- [Task brief] Look through the listing and locate every line containing the word "document"; copy those lines.

- [Supplied data]
■ ■ ■ ■ ■ ■ ■

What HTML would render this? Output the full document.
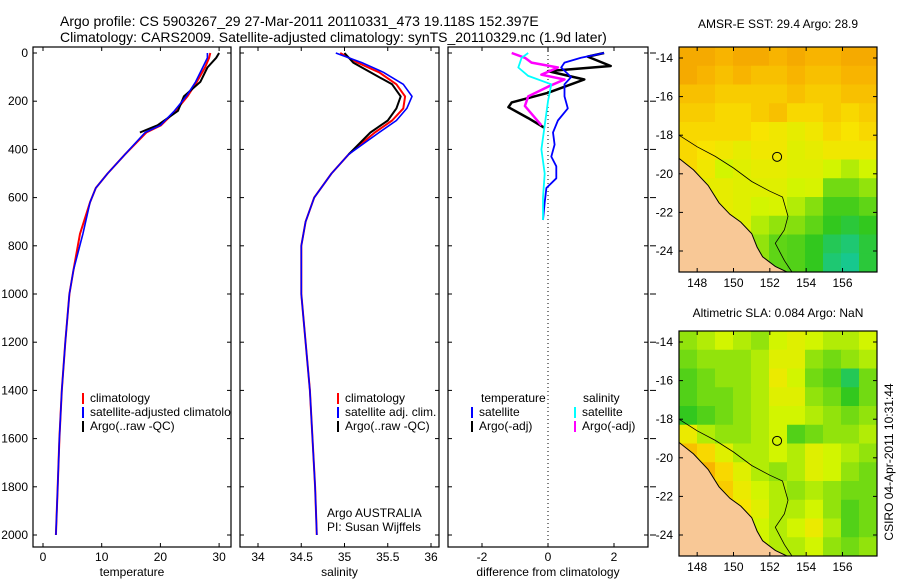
<!DOCTYPE html>
<html><head><meta charset="utf-8"><style>
body{margin:0;background:#fff;}
svg{display:block;font-family:"Liberation Sans",sans-serif;}
</style></head><body>
<svg id="fig" width="900" height="580" viewBox="0 0 900 580">
<text x="60" y="26" font-size="14">Argo profile: CS 5903267_29 27-Mar-2011 20110331_473 19.118S 152.397E</text>
<text x="60" y="42" font-size="14">Climatology: CARS2009. Satellite-adjusted climatology: synTS_20110329.nc (1.9d later)</text>
<text x="778" y="28" font-size="12" text-anchor="middle">AMSR-E SST: 29.4 Argo: 28.9</text>
<text x="778" y="317" font-size="12" text-anchor="middle">Altimetric SLA: 0.084 Argo: NaN</text>
<text transform="translate(893,462) rotate(-90)" font-size="12" text-anchor="middle">CSIRO 04-Apr-2011 10:31:44</text>
</svg>
<script>
// ---- data ----
const pressureTicks=[0,200,400,600,800,1000,1200,1400,1600,1800,2000];
const tempTicks=[0,10,20,30];
const salTicks=[34,34.5,35,35.5,36];
const salTickLabels=["34","34.5","35","35.5","36"];
const diffTicks=[-2,0,2];
const tempClimT=[28.5,28.3,27.6,26.2,24.6,22.6,20.1,17.6,14,11,9,8,6.3,5.2,4.5,3.8,3.2,2.8,2.5,2.2];
const tempClimP=[0,20,60,120,180,240,300,330,420,500,560,620,750,900,1000,1200,1400,1600,1800,2000];
const tempSatT=[28,28,27.2,26,24.4,22.4,20,17.4,14,11,9,8,6.8,5.2,4.5,3.8,3.2,2.8,2.5,2.2];
const tempArgoT=[30,29.5,28,26.8,24,23,19.5,16.5];
const tempArgoP=[0,20,60,120,180,240,300,330];
const salP=[0,40,80,130,180,230,280,330,420,500,600,700,800,1000,1200,1400,1600,1800,2000];
const salClim=[34.95,35.15,35.4,35.6,35.7,35.68,35.55,35.35,35.05,34.85,34.65,34.55,34.5,34.5,34.55,34.6,34.63,34.66,34.68];
const salSat=[34.9,35.2,35.45,35.68,35.78,35.72,35.6,35.4,35.05,34.85,34.65,34.55,34.5,34.5,34.55,34.6,34.63,34.66,34.68];
const salArgo=[35.0,35.1,35.3,35.55,35.65,35.6,35.5,35.3,35.05];
const diffTempSatX=[1.7,1.0,0.5,0.4,0.7,0.5,0.5,0.6,0.3,0.15,0.2,0.1,0.25,0.25,-0.05,-0.1,-0.15];
const diffTempSatP=[0,20,40,60,100,130,180,230,280,330,380,430,470,520,560,620,693];
const diffTempArgoX=[1.7,1.2,1.9,0.0,1.1,0.7,0.0,-1.1,-1.2,-0.6,-0.1];
const diffTempArgoP=[0,15,54,75,110,130,165,205,225,270,311];
const diffSalSatX=[-0.6,-0.8,-0.9,-0.6,0.1,0.0,-0.1,-0.2,-0.1,-0.15,-0.15];
const diffSalSatP=[0,20,60,95,130,200,300,400,500,600,693];
const diffSalArgoX=[-1.1,-0.7,-0.5,0.3,-0.2,0.5,0.0,-0.6,-0.7,-0.2];
const diffSalArgoP=[0,20,40,60,90,110,140,180,220,300];
const latTicks=[-14,-16,-18,-20,-22,-24];
const lonTicks=[148,150,152,154,156];
const sstGrid=[
[.9,.9,.85,.9,.9,.85,.9,.85,.85,.9,.9],
[.9,.85,.8,.85,.8,.8,.85,.8,.8,.85,.85],
[.8,.8,.75,.75,.75,.75,.8,.75,.75,.8,.8],
[.75,.75,.7,.7,.75,.8,.7,.7,.75,.7,.75],
[.7,.7,.7,.7,.65,.62,.58,.62,.7,.65,.7],
[.7,.65,.62,.58,.62,.62,.55,.58,.62,.62,.62],
[.7,.62,.5,.55,.58,.58,.55,.55,.5,.45,.5],
[.62,.58,.58,.55,.55,.55,.5,.52,.35,.35,.4],
[.62,.62,.58,.55,.5,.52,.45,.38,.28,.28,.32],
[.62,.62,.58,.55,.45,.4,.38,.32,.25,.2,.25],
[.62,.62,.58,.55,.4,.32,.3,.25,.15,.1,.2],
[.62,.62,.58,.5,.4,.32,.3,.25,.1,.05,.2]];
const slaGrid=[
[.4,.45,.5,.45,.4,.5,.55,.5,.45,.45,.5],
[.35,.4,.4,.4,.45,.55,.55,.4,.35,.4,.45],
[.3,.35,.4,.4,.45,.6,.5,.35,.3,.15,.35],
[.3,.35,.35,.4,.45,.55,.55,.4,.35,.25,.35],
[.25,.3,.35,.4,.45,.5,.5,.45,.4,.35,.4],
[.6,.45,.4,.4,.45,.5,.3,.35,.4,.4,.45],
[.8,.7,.55,.45,.45,.5,.45,.55,.5,.45,.4],
[.8,.85,.7,.55,.45,.4,.45,.55,.5,.4,.35],
[.8,.85,.75,.6,.5,.45,.4,.45,.4,.35,.35],
[.75,.8,.7,.65,.55,.45,.45,.5,.4,.3,.35],
[.7,.7,.65,.55,.5,.45,.5,.6,.45,.3,.35],
[.7,.65,.6,.55,.5,.45,.45,.5,.4,.35,.4]];
const coastLon=[147,147.8,148.6,149.2,149.8,150.4,151.0,151.3,151.6,152.3,153.2,147];
const coastLat=[-19.2,-19.8,-20.6,-21.5,-22.1,-22.5,-23.1,-23.8,-24.3,-24.8,-25.2,-25.2];
const shelfLon=[147,148,149,150,151,152,152.7,153,152.8,152.3,152.8,153.3];
const shelfLat=[-18,-18.6,-19.1,-19.7,-20.4,-20.9,-21.2,-22.2,-22.9,-23.6,-24.5,-25.2];

// ---- helpers ----
const NS="http://www.w3.org/2000/svg";
const svg=document.getElementById('fig');
function mk(tag,attrs,parent){const e=document.createElementNS(NS,tag);for(const k in attrs)e.setAttribute(k,attrs[k]);(parent||svg).appendChild(e);return e;}
const yP=p=>53+p*0.241;
const panels=[
 {x0:33,x1:231,sx:v=>43+v*5.87,ticks:tempTicks,labels:tempTicks.map(String),xl:"temperature",name:"temperature-panel"},
 {x0:240,x1:439,sx:v=>258+(v-34)*86.5,ticks:salTicks,labels:salTickLabels,xl:"salinity",name:"salinity-panel"},
 {x0:448,x1:648,sx:v=>548+v*33,ticks:diffTicks,labels:diffTicks.map(String),xl:"difference from climatology",name:"difference-panel"}];
const yTop=47,yBot=547;
panels.forEach((pn,i)=>{
 const g=mk('g',{});
 
 
 const fr=mk('rect',{x:pn.x0,y:yTop,width:pn.x1-pn.x0,height:yBot-yTop,fill:'#fff',stroke:'#000','stroke-width':1.2},g);
 
 
 pressureTicks.forEach(p=>{
  const y=yP(p);
  mk('line',{x1:pn.x0,x2:pn.x0+4,y1:y,y2:y,stroke:'#000'},g);
  mk('line',{x1:pn.x1,x2:pn.x1-4,y1:y,y2:y,stroke:'#000'},g);
  if(i===2) mk('line',{x1:pn.x1+2,x2:pn.x1+8,y1:y,y2:y,stroke:'#000'},g);
  if(i===0){const t=mk('text',{x:28,y:y+4,'font-size':12,'text-anchor':'end'},g);t.textContent=p;
   }
 });
 pn.ticks.forEach((v,j)=>{
  const x=pn.sx(v);
  mk('line',{x1:x,x2:x,y1:yTop,y2:yTop+4,stroke:'#000'},g);
  mk('line',{x1:x,x2:x,y1:yBot,y2:yBot-4,stroke:'#000'},g);
  const t=mk('text',{x:x,y:561,'font-size':12,'text-anchor':'middle'},g);t.textContent=pn.labels[j];
  
 });
 const xl=mk('text',{x:(pn.x0+pn.x1)/2,y:576,'font-size':12,'text-anchor':'middle'},g);xl.textContent=pn.xl;
 
 pn.g=g;
});
function line(pn,xs,ps,color,w,name){
 const pts=xs.map((v,k)=>pn.sx(v).toFixed(1)+','+yP(ps[k]).toFixed(1)).join(' ');
 const e=mk('polyline',{points:pts,fill:'none',stroke:color,'stroke-width':w,'stroke-linejoin':'round'},pn.g);
 
 
}
const [P1,P2,P3]=panels;
line(P1,tempClimT,tempClimP,'#ff0000',2,'temperature-climatology-line');
line(P1,tempArgoT,tempArgoP,'#000',2,'temperature-argo-line');
line(P1,tempSatT,tempClimP,'#0000ff',1.6,'temperature-satellite-line');
line(P2,salClim,salP,'#ff0000',2,'salinity-climatology-line');
line(P2,salArgo,salP.slice(0,salArgo.length),'#000',2,'salinity-argo-line');
line(P2,salSat,salP,'#0000ff',1.6,'salinity-satellite-line');
const zl=mk('line',{x1:P3.sx(0),x2:P3.sx(0),y1:yTop,y2:yBot,stroke:'#000','stroke-dasharray':'1,3'},P3.g);


line(P3,diffTempArgoX,diffTempArgoP,'#000',2.5,'diff-temperature-argo-line');
line(P3,diffSalArgoX,diffSalArgoP,'#ff00ff',2.5,'diff-salinity-argo-line');
line(P3,diffTempSatX,diffTempSatP,'#0000ff',1.8,'diff-temperature-satellite-line');
line(P3,diffSalSatX,diffSalSatP,'#00ffff',1.8,'diff-salinity-satellite-line');
function leg(g,x,y,color,label,name){
 if(color){const l=mk('line',{x1:x,x2:x,y1:y-9,y2:y+2,stroke:color,'stroke-width':2},g);
  }
 const t=mk('text',{x:x+(color?7:0),y:y,'font-size':12},g);t.textContent=label;
 
}
const cp=mk('clipPath',{id:'c1'});mk('rect',{x:33,y:47,width:198,height:500},cp);
const lg1=mk('g',{'clip-path':'url(#c1)'},P1.g);

leg(lg1,83,402,'#ff0000','climatology','legend-entry');
leg(lg1,83,416,'#0000ff','satellite-adjusted climatology','legend-entry');
leg(lg1,83,430,'#000','Argo(..raw -QC)','legend-entry');
leg(P2.g,338,402,'#ff0000','climatology','legend-entry');
leg(P2.g,338,416,'#0000ff','satellite adj. clim.','legend-entry');
leg(P2.g,338,430,'#000','Argo(..raw -QC)','legend-entry');
leg(P2.g,327,517,null,'Argo AUSTRALIA','float-owner-label');
leg(P2.g,327,531,null,'PI: Susan Wijffels','pi-label');
leg(P3.g,481,402,null,'temperature','legend-header');
leg(P3.g,583,402,null,'salinity','legend-header');
leg(P3.g,472,416,'#0000ff','satellite','legend-entry');
leg(P3.g,472,430,'#000','Argo(-adj)','legend-entry');
leg(P3.g,575,416,'#00ffff','satellite','legend-entry');
leg(P3.g,575,430,'#ff00ff','Argo(-adj)','legend-entry');

// ---- maps ----
const stops=[[0,[16,200,170]],[0.25,[50,200,30]],[0.5,[210,245,0]],[0.65,[248,228,0]],[0.85,[248,180,0]],[1,[240,150,0]]];
function cmap(v){for(let k=1;k<stops.length;k++){if(v<=stops[k][0]){const a=stops[k-1],b=stops[k],t=(v-a[0])/(b[0]-a[0]);
 return 'rgb('+a[1].map((c,j)=>Math.round(c+(b[1][j]-c)*t)).join(',')+')';}}return 'rgb(240,150,0)';}
function drawMap(x0,y0,grid,name){
 const W=198,H=225;
 const g=mk('g',{});
 
 
 const lon=v=>x0+(v-147)*(W/10.9);
 const latY=v=>y0+11+(-14-v)*19.3;
 const cid='mc'+name;const c=mk('clipPath',{id:cid});mk('rect',{x:x0,y:y0,width:W,height:H},c);
 const gg=mk('g',{'clip-path':'url(#'+cid+')'},g);
 const rows=grid.length,cols=grid[0].length,cw=W/cols,ch=H/rows;
 grid.forEach((r,ri)=>r.forEach((v,ci)=>{
  const cell=mk('rect',{x:x0+ci*cw,y:y0+ri*ch,width:cw+0.6,height:ch+0.6,fill:cmap(v)},gg);
  
  
 }));
 const land=mk('polygon',{points:coastLon.map((v,k)=>lon(v).toFixed(1)+','+latY(coastLat[k]).toFixed(1)).join(' '),fill:'#f8c896',stroke:'#000','stroke-width':1},gg);
 
 const sh=mk('polyline',{points:shelfLon.map((v,k)=>lon(v).toFixed(1)+','+latY(shelfLat[k]).toFixed(1)).join(' '),fill:'none',stroke:'#000','stroke-width':0.8},gg);
 
 const pos=mk('circle',{cx:lon(152.4),cy:latY(-19.12),r:4.5,fill:'none',stroke:'#000'},gg);
 
 const fr=mk('rect',{x:x0,y:y0,width:W,height:H,fill:'none',stroke:'#000','stroke-width':1.2},g);
 
 latTicks.forEach(v=>{const y=latY(v);
  mk('line',{x1:x0,x2:x0+4,y1:y,y2:y,stroke:'#000'},g);mk('line',{x1:x0+W,x2:x0+W-4,y1:y,y2:y,stroke:'#000'},g);
  const t=mk('text',{x:x0-6,y:y+4,'font-size':12,'text-anchor':'end'},g);t.textContent=v;
  });
 lonTicks.forEach(v=>{const x=lon(v);
  mk('line',{x1:x,x2:x,y1:y0,y2:y0+4,stroke:'#000'},g);mk('line',{x1:x,x2:x,y1:y0+H,y2:y0+H-4,stroke:'#000'},g);
  const t=mk('text',{x:x,y:y0+H+15,'font-size':12,'text-anchor':'middle'},g);t.textContent=v;
  });
}
drawMap(679,47,sstGrid,'sst-map');
drawMap(679,331,slaGrid,'sla-map');
</script>
</body></html>
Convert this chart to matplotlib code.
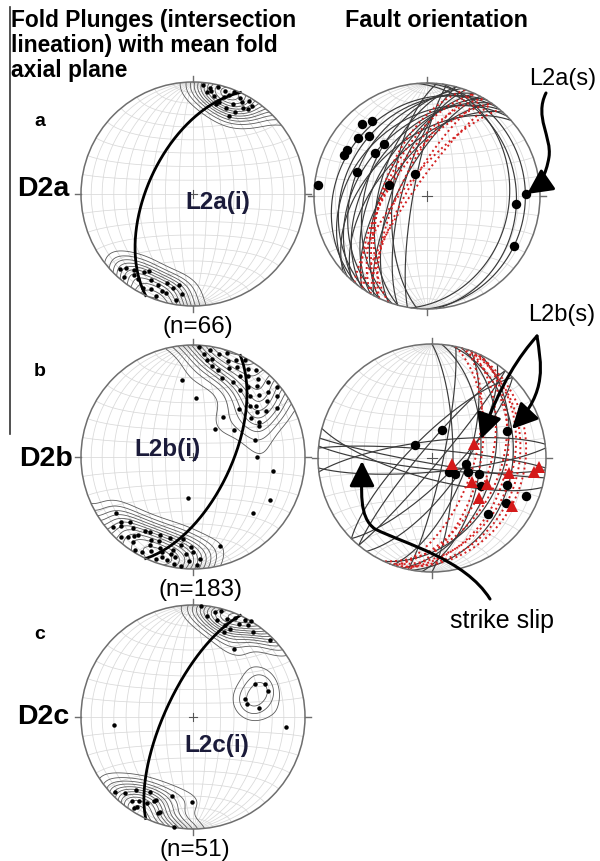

■ ■ ■ ■ ■ ■ ■

- [Written response]
What HTML would render this? Output the full document.
const svg=document.getElementById('fig');
function mk(tag,attrs,parent){const e=document.createElementNS(NS,tag);for(const k in attrs)e.setAttribute(k,attrs[k]);(parent||svg).appendChild(e);return e;}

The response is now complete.